Exclude the pictures and reproduce the remaining data exactly as written.

'''

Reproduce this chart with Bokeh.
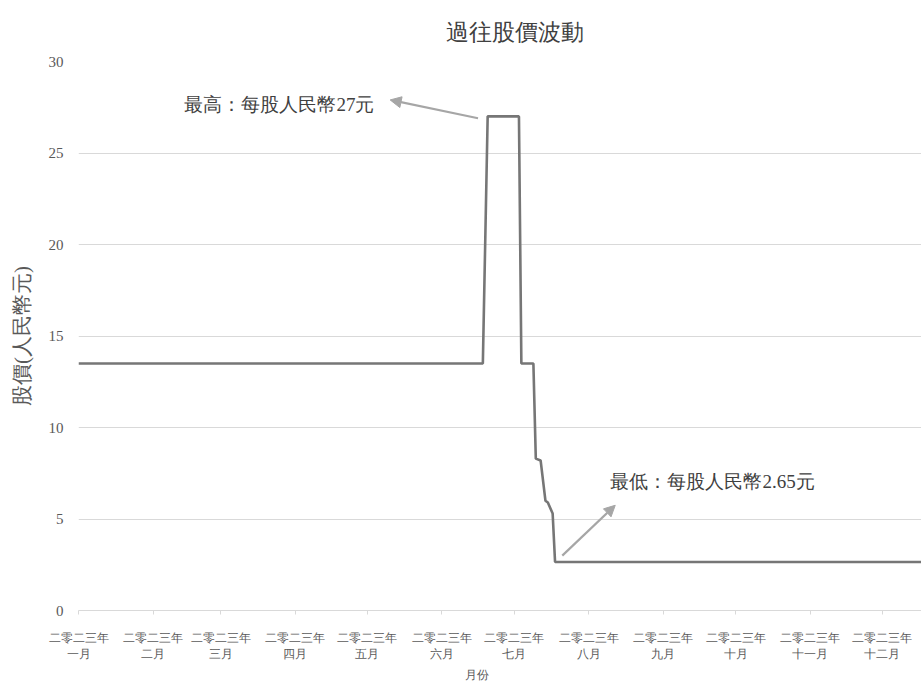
from datetime import datetime
from bokeh.plotting import figure
from bokeh.models import Range1d, FixedTicker, Label, Arrow, NormalHead, Title
from bokeh.embed import file_html
from bokeh.resources import INLINE

# ---- data ----
dates = ["2023-01-01", "2023-06-18", "2023-06-20", "2023-07-03", "2023-07-04",
         "2023-07-09", "2023-07-10", "2023-07-12", "2023-07-14", "2023-07-15",
         "2023-07-17", "2023-07-18", "2023-12-31"]
prices = [13.5, 13.5, 27.0, 27.0, 13.5, 13.5, 8.3, 8.2, 6.0, 5.9, 5.3, 2.65, 2.65]

month_starts = ["2023-01-01", "2023-02-01", "2023-03-01", "2023-04-01", "2023-05-01",
                "2023-06-01", "2023-07-01", "2023-08-01", "2023-09-01", "2023-10-01",
                "2023-11-01", "2023-12-01"]
month_labels = ["一月", "二月", "三月", "四月", "五月", "六月",
                "七月", "八月", "九月", "十月", "十一月", "十二月"]
year_label = "二零二三年"
y_ticks = [0, 5, 10, 15, 20, 25, 30]

title_text = "過往股價波動"
y_title = "股價(人民幣元)"
x_title = "月份"
high_text = "最高：每股人民幣27元"
low_text = "最低：每股人民幣2.65元"


def d(s):
    return datetime.strptime(s, "%Y-%m-%d")


def ms(s):
    return d(s).timestamp() * 1000.0


FONT = "Liberation Serif"
GREY = "#595959"

p = figure(width=921, height=684, output_backend="svg", toolbar_location=None,
           x_axis_type="datetime",
           x_range=Range1d(d("2023-01-01"), datetime(2023, 12, 17, 6)),
           y_range=Range1d(0, 30))
p.min_border_left = 78
p.min_border_right = 0
p.min_border_top = 61
p.min_border_bottom = 74
p.outline_line_color = None
p.background_fill_color = "white"
p.border_fill_color = "white"

p.title.text = title_text
p.title.text_font = FONT
p.title.text_font_size = "23px"
p.title.text_font_style = "normal"
p.title.text_color = "#404040"
p.title.align = "left"
p.title.offset = 367
p.title.standoff = 33

# line
p.line([d(s) for s in dates], prices, line_color="#767676", line_width=2.6)

# axes
xa = p.xaxis[0]
xa.ticker = FixedTicker(ticks=[ms(s) for s in month_starts])
xa.major_label_overrides = {ms(s): year_label + "\n" + m for s, m in zip(month_starts, month_labels)}
xa.major_label_text_font = FONT
xa.major_label_text_font_size = "12px"
xa.major_label_text_color = GREY
xa.major_label_standoff = 16
xa.axis_line_color = "#d9d9d9"
xa.major_tick_line_color = "#d9d9d9"
xa.major_tick_in = 0
xa.major_tick_out = 4
xa.minor_tick_line_color = None

ya = p.yaxis[0]
ya.ticker = FixedTicker(ticks=y_ticks)
ya.major_label_text_font = FONT
ya.major_label_text_font_size = "15px"
ya.major_label_text_color = GREY
ya.major_label_standoff = 15
ya.major_tick_out = 0
ya.major_tick_in = 0
ya.axis_line_color = None
ya.major_tick_line_color = None
ya.minor_tick_line_color = None
ya.axis_label = y_title
ya.axis_label_text_font = FONT
ya.axis_label_text_font_size = "21px"
ya.axis_label_text_font_style = "normal"
ya.axis_label_text_color = GREY
ya.axis_label_standoff = 12

p.xgrid.grid_line_color = None
p.ygrid.grid_line_color = "#d9d9d9"
p.ygrid.ticker = FixedTicker(ticks=y_ticks)

# x axis title (below, shifted like the reference)
p.add_layout(Title(text=x_title, text_font=FONT, text_font_size="12px",
                   text_font_style="normal", text_color=GREY, align="left",
                   offset=386, standoff=2), "below")

# annotations
p.add_layout(Arrow(end=NormalHead(size=11, fill_color="#a6a6a6", line_color="#a6a6a6"),
                   x_start=ms("2023-06-16"), y_start=26.9,
                   x_end=datetime(2023, 5, 10, 12).timestamp() * 1000, y_end=27.9,
                   line_color="#a6a6a6", line_width=2.2))
p.add_layout(Label(x=ms("2023-02-14"), y=27.65, text=high_text, text_font=FONT,
                   text_font_size="19px", text_color="#404040", text_align="left",
                   text_baseline="middle"))

p.add_layout(Arrow(end=NormalHead(size=11, fill_color="#a6a6a6", line_color="#a6a6a6"),
                   x_start=ms("2023-07-21"), y_start=3.0,
                   x_end=ms("2023-08-12"), y_end=5.75,
                   line_color="#a6a6a6", line_width=2.2))
p.add_layout(Label(x=ms("2023-08-10"), y=7.05, text=low_text, text_font=FONT,
                   text_font_size="19px", text_color="#404040", text_align="left",
                   text_baseline="middle"))

open("out.html", "w").write(file_html(p, INLINE))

'''

CORRECT ANSWER:
Reproduce this chart with Bokeh.
from datetime import datetime
from bokeh.plotting import figure
from bokeh.models import Range1d, FixedTicker, Label, Arrow, NormalHead, Title
from bokeh.embed import file_html
from bokeh.resources import INLINE

# ---- data ----
dates = ["2023-01-01", "2023-06-18", "2023-06-20", "2023-07-03", "2023-07-04",
         "2023-07-09", "2023-07-10", "2023-07-12", "2023-07-14", "2023-07-15",
         "2023-07-17", "2023-07-18", "2023-12-31"]
prices = [13.5, 13.5, 27.0, 27.0, 13.5, 13.5, 8.3, 8.2, 6.0, 5.9, 5.3, 2.65, 2.65]

month_starts = ["2023-01-01", "2023-02-01", "2023-03-01", "2023-04-01", "2023-05-01",
                "2023-06-01", "2023-07-01", "2023-08-01", "2023-09-01", "2023-10-01",
                "2023-11-01", "2023-12-01"]
month_labels = ["一月", "二月", "三月", "四月", "五月", "六月",
                "七月", "八月", "九月", "十月", "十一月", "十二月"]
year_label = "二零二三年"
y_ticks = [0, 5, 10, 15, 20, 25, 30]

title_text = "過往股價波動"
y_title = "股價(人民幣元)"
x_title = "月份"
high_text = "最高：每股人民幣27元"
low_text = "最低：每股人民幣2.65元"


def d(s):
    return datetime.strptime(s, "%Y-%m-%d")


def ms(s):
    return d(s).timestamp() * 1000.0


FONT = "Liberation Serif"
GREY = "#595959"

p = figure(width=921, height=684, output_backend="svg", toolbar_location=None,
           x_axis_type="datetime",
           x_range=Range1d(d("2023-01-01"), datetime(2023, 12, 17, 6)),
           y_range=Range1d(0, 30))
p.min_border_left = 78
p.min_border_right = 0
p.min_border_top = 61
p.min_border_bottom = 74
p.outline_line_color = None
p.background_fill_color = "white"
p.border_fill_color = "white"

p.title.text = title_text
p.title.text_font = FONT
p.title.text_font_size = "23px"
p.title.text_font_style = "normal"
p.title.text_color = "#404040"
p.title.align = "left"
p.title.offset = 367
p.title.standoff = 33

# line
p.line([d(s) for s in dates], prices, line_color="#767676", line_width=2.6)

# axes
xa = p.xaxis[0]
xa.ticker = FixedTicker(ticks=[ms(s) for s in month_starts])
xa.major_label_overrides = {ms(s): year_label + "\n" + m for s, m in zip(month_starts, month_labels)}
xa.major_label_text_font = FONT
xa.major_label_text_font_size = "12px"
xa.major_label_text_color = GREY
xa.major_label_standoff = 16
xa.axis_line_color = "#d9d9d9"
xa.major_tick_line_color = "#d9d9d9"
xa.major_tick_in = 0
xa.major_tick_out = 4
xa.minor_tick_line_color = None

ya = p.yaxis[0]
ya.ticker = FixedTicker(ticks=y_ticks)
ya.major_label_text_font = FONT
ya.major_label_text_font_size = "15px"
ya.major_label_text_color = GREY
ya.major_label_standoff = 15
ya.major_tick_out = 0
ya.major_tick_in = 0
ya.axis_line_color = None
ya.major_tick_line_color = None
ya.minor_tick_line_color = None
ya.axis_label = y_title
ya.axis_label_text_font = FONT
ya.axis_label_text_font_size = "21px"
ya.axis_label_text_font_style = "normal"
ya.axis_label_text_color = GREY
ya.axis_label_standoff = 12

p.xgrid.grid_line_color = None
p.ygrid.grid_line_color = "#d9d9d9"
p.ygrid.ticker = FixedTicker(ticks=y_ticks)

# x axis title (below, shifted like the reference)
p.add_layout(Title(text=x_title, text_font=FONT, text_font_size="12px",
                   text_font_style="normal", text_color=GREY, align="left",
                   offset=386, standoff=2), "below")

# annotations
p.add_layout(Arrow(end=NormalHead(size=11, fill_color="#a6a6a6", line_color="#a6a6a6"),
                   x_start=ms("2023-06-16"), y_start=26.9,
                   x_end=datetime(2023, 5, 10, 12).timestamp() * 1000, y_end=27.9,
                   line_color="#a6a6a6", line_width=2.2))
p.add_layout(Label(x=ms("2023-02-14"), y=27.65, text=high_text, text_font=FONT,
                   text_font_size="19px", text_color="#404040", text_align="left",
                   text_baseline="middle"))

p.add_layout(Arrow(end=NormalHead(size=11, fill_color="#a6a6a6", line_color="#a6a6a6"),
                   x_start=ms("2023-07-21"), y_start=3.0,
                   x_end=ms("2023-08-12"), y_end=5.75,
                   line_color="#a6a6a6", line_width=2.2))
p.add_layout(Label(x=ms("2023-08-10"), y=7.05, text=low_text, text_font=FONT,
                   text_font_size="19px", text_color="#404040", text_align="left",
                   text_baseline="middle"))

open("out.html", "w").write(file_html(p, INLINE))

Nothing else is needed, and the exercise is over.